------ SUPPLIED MATERIAL ------

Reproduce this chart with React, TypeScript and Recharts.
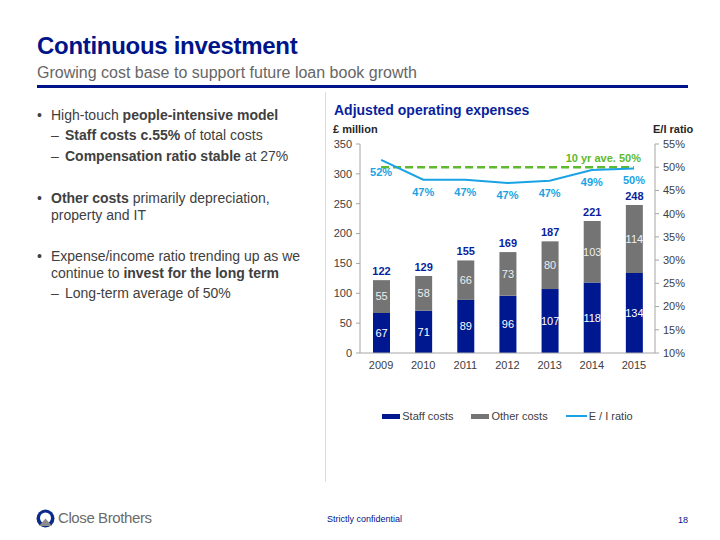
import React from 'react';
import { ComposedChart, Bar, Line, XAxis, YAxis, LabelList, ReferenceLine } from 'recharts';

// chart values
const years = ['2009', '2010', '2011', '2012', '2013', '2014', '2015'];
const staffCosts = [67, 71, 89, 96, 107, 118, 134];
const otherCosts = [55, 58, 66, 73, 80, 103, 114];
const totalCosts = [122, 129, 155, 169, 187, 221, 248];
const eiRatio = [51.6, 47.3, 47.3, 46.6, 47.1, 49.4, 49.7];
const eiRatioLabels = [52, 47, 47, 47, 47, 49, 50];
const costTicks = [0, 50, 100, 150, 200, 250, 300, 350];
const ratioTicks = [10, 15, 20, 25, 30, 35, 40, 45, 50, 55];
const tenYearAverage = 50;

const DARK_BLUE = '#00188f';
const GREY = '#747474';
const LIGHT_BLUE = '#1aa3e4';
const GREEN = '#5db92e';
const FONT = '"Liberation Sans", Arial, sans-serif';

const data = years.map((year, i) => ({
  year,
  staff: staffCosts[i],
  other: otherCosts[i],
  total: totalCosts[i],
  ratio: eiRatio[i],
  ratioLabel: eiRatioLabels[i],
}));

const legendItems = [
  { name: 'Staff costs', color: DARK_BLUE, kind: 'bar' },
  { name: 'Other costs', color: GREY, kind: 'bar' },
  { name: 'E / I ratio', color: LIGHT_BLUE, kind: 'line' },
];

// slide text on the left
type Seg = { t: string; b?: boolean };
const bulletLines: { y: number; mark?: string; indent: number; segs: Seg[] }[] = [
  { y: 115, mark: '•', indent: 0, segs: [{ t: 'High-touch ' }, { t: 'people-intensive model', b: true }] },
  { y: 135, mark: '–', indent: 1, segs: [{ t: 'Staff costs c.55%', b: true }, { t: ' of total costs' }] },
  { y: 156, mark: '–', indent: 1, segs: [{ t: 'Compensation ratio stable', b: true }, { t: ' at 27%' }] },
  { y: 198, mark: '•', indent: 0, segs: [{ t: 'Other costs', b: true }, { t: ' primarily depreciation,' }] },
  { y: 215, indent: 0, segs: [{ t: 'property and IT' }] },
  { y: 256, mark: '•', indent: 0, segs: [{ t: 'Expense/income ratio trending up as we' }] },
  { y: 273, indent: 0, segs: [{ t: 'continue to ' }, { t: 'invest for the long term', b: true }] },
  { y: 293, mark: '–', indent: 1, segs: [{ t: 'Long-term average of 50%' }] },
];

const AverageLabel = (props: any) => {
  const vb = props.viewBox || {};
  return (
    <text
      x={vb.x + vb.width + 7}
      y={vb.y - 5}
      textAnchor="end"
      fill={GREEN}
      fontSize={11}
      fontWeight="bold"
      fontFamily={FONT}
    >
      10 yr ave. 50%
    </text>
  );
};

export default function App() {
  return (
    <div
      style={{
        position: 'absolute',
        left: 0,
        top: 0,
        width: 720,
        height: 540,
        background: '#fff',
        fontFamily: FONT,
        overflow: 'hidden',
      }}
    >
      {/* Header */}
      <div style={{ position: 'absolute', left: 37, top: 32, fontSize: 24, lineHeight: '28px', fontWeight: 'bold', color: '#001489', letterSpacing: -0.3 }}>
        Continuous investment
      </div>
      <div style={{ position: 'absolute', left: 37, top: 63, fontSize: 16, lineHeight: '20px', color: '#666' }}>
        Growing cost base to support future loan book growth
      </div>
      <div style={{ position: 'absolute', left: 37, top: 85, width: 651, height: 3, background: '#001489' }} />

      {/* Separator */}
      <div style={{ position: 'absolute', left: 325, top: 92, width: 1, height: 390, background: '#dcdcdc' }} />

      {/* Bullets */}
      {bulletLines.map((line, i) => (
        <div
          key={i}
          style={{ position: 'absolute', top: line.y - 9, left: 0, fontSize: 14, lineHeight: '18px', color: '#404040', whiteSpace: 'nowrap' }}
        >
          {line.mark && (
            <span style={{ position: 'absolute', left: line.indent ? 51 : 37 }}>{line.mark}</span>
          )}
          <span style={{ position: 'absolute', left: line.indent ? 65 : 51 }}>
            {line.segs.map((s, j) => (
              <span key={j} style={{ fontWeight: s.b ? 'bold' : 'normal' }}>{s.t}</span>
            ))}
          </span>
        </div>
      ))}

      {/* Chart titles */}
      <div style={{ position: 'absolute', left: 334, top: 101, fontSize: 14, lineHeight: '18px', fontWeight: 'bold', color: '#0a1f9c' }}>
        Adjusted operating expenses
      </div>
      <div style={{ position: 'absolute', left: 333, top: 122, fontSize: 11, lineHeight: '14px', fontWeight: 'bold', color: '#262626' }}>
        £ million
      </div>
      <div style={{ position: 'absolute', left: 653, top: 122, fontSize: 11, lineHeight: '14px', fontWeight: 'bold', color: '#262626' }}>
        E/I ratio
      </div>

      <div style={{ position: 'absolute', left: 320, top: 100 }}>
        <ComposedChart
          width={400}
          height={300}
          data={data}
          margin={{ top: 44, right: 0, left: 0, bottom: 17 }}
          barCategoryGap={0}
        >
          <XAxis
            dataKey="year"
            tickLine={false}
            axisLine={{ stroke: '#a6a6a6' }}
            tick={{ fill: '#404040', fontSize: 11, fontFamily: FONT }}
            interval={0}
          />
          <YAxis
            yAxisId="left"
            width={40}
            domain={[0, 350]}
            ticks={costTicks}
            tickSize={4}
            tickMargin={4}
            axisLine={{ stroke: '#a6a6a6' }}
            tickLine={{ stroke: '#a6a6a6' }}
            tick={{ fill: '#404040', fontSize: 11, fontFamily: FONT }}
          />
          <YAxis
            yAxisId="right"
            orientation="right"
            width={65}
            domain={[10, 55]}
            ticks={ratioTicks}
            tickSize={4}
            tickMargin={4}
            tickFormatter={(v) => `${v}%`}
            axisLine={{ stroke: '#a6a6a6' }}
            tickLine={{ stroke: '#a6a6a6' }}
            tick={{ fill: '#404040', fontSize: 11, fontFamily: FONT }}
          />
          <Bar yAxisId="left" dataKey="staff" stackId="costs" fill={DARK_BLUE} barSize={17} isAnimationActive={false}>
            <LabelList dataKey="staff" position="center" fill="#ffffff" fontSize={11} fontFamily={FONT} />
          </Bar>
          <Bar yAxisId="left" dataKey="other" stackId="costs" fill={GREY} barSize={17} isAnimationActive={false}>
            <LabelList dataKey="other" position="center" fill="#eeeeee" fontSize={11} fontFamily={FONT} />
            <LabelList dataKey="total" position="top" offset={5} fill="#0a1f9c" fontSize={11} fontWeight="bold" fontFamily={FONT} />
          </Bar>
          <ReferenceLine
            yAxisId="right"
            segment={[{ x: years[0], y: tenYearAverage }, { x: years[years.length - 1], y: tenYearAverage }]}
            stroke={GREEN}
            strokeWidth={2.5}
            strokeDasharray="8 4"
            label={<AverageLabel />}
          />
          <Line
            yAxisId="right"
            dataKey="ratio"
            stroke={LIGHT_BLUE}
            strokeWidth={2}
            dot={false}
            isAnimationActive={false}
          >
            <LabelList
              dataKey="ratioLabel"
              position="bottom"
              offset={8}
              formatter={(v: any) => `${v}%`}
              fill={LIGHT_BLUE}
              fontSize={11}
              fontWeight="bold"
              fontFamily={FONT}
            />
          </Line>
        </ComposedChart>
      </div>

      {/* Legend */}
      <div
        style={{
          position: 'absolute',
          left: 360,
          top: 408,
          width: 295,
          display: 'flex',
          justifyContent: 'center',
          alignItems: 'center',
          gap: 18,
          fontSize: 11,
          lineHeight: '16px',
          color: '#404040',
        }}
      >
        {legendItems.map((item) => (
          <div key={item.name} style={{ display: 'flex', alignItems: 'center' }}>
            <div
              style={{
                width: item.kind === 'line' ? 21 : 18,
                height: item.kind === 'line' ? 2 : 5,
                background: item.color,
                marginRight: 2,
              }}
            />
            <span>{item.name}</span>
          </div>
        ))}
      </div>

      {/* Footer */}
      <svg style={{ position: 'absolute', left: 36, top: 509 }} width={19} height={19} viewBox="0 0 19 19">
        <circle cx={9.5} cy={9.5} r={9} fill="#0a2a8c" />
        <circle cx={9.5} cy={9} r={5.5} fill="#ffffff" />
        <path d="M3 17 L9.5 9.5 L16 17 Z" fill="#8c8c8c" />
      </svg>
      <div style={{ position: 'absolute', left: 58, top: 509, fontSize: 15, lineHeight: '18px', color: '#6b6b6b', letterSpacing: -0.4 }}>
        Close Brothers
      </div>
      <div style={{ position: 'absolute', left: 327, top: 513, fontSize: 9, lineHeight: '12px', color: '#001489' }}>
        Strictly confidential
      </div>
      <div style={{ position: 'absolute', left: 678, top: 514, fontSize: 9, lineHeight: '12px', color: '#001489' }}>
        18
      </div>
    </div>
  );
}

------

• PROMPT: Copy nothing but the lines from the top of the material through the line holding "const tenYearAverage = 50;", exactly as written; omit pictures.

• OUTPUT BELOW:
Reproduce this chart with React, TypeScript and Recharts.
import React from 'react';
import { ComposedChart, Bar, Line, XAxis, YAxis, LabelList, ReferenceLine } from 'recharts';

// chart values
const years = ['2009', '2010', '2011', '2012', '2013', '2014', '2015'];
const staffCosts = [67, 71, 89, 96, 107, 118, 134];
const otherCosts = [55, 58, 66, 73, 80, 103, 114];
const totalCosts = [122, 129, 155, 169, 187, 221, 248];
const eiRatio = [51.6, 47.3, 47.3, 46.6, 47.1, 49.4, 49.7];
const eiRatioLabels = [52, 47, 47, 47, 47, 49, 50];
const costTicks = [0, 50, 100, 150, 200, 250, 300, 350];
const ratioTicks = [10, 15, 20, 25, 30, 35, 40, 45, 50, 55];
const tenYearAverage = 50;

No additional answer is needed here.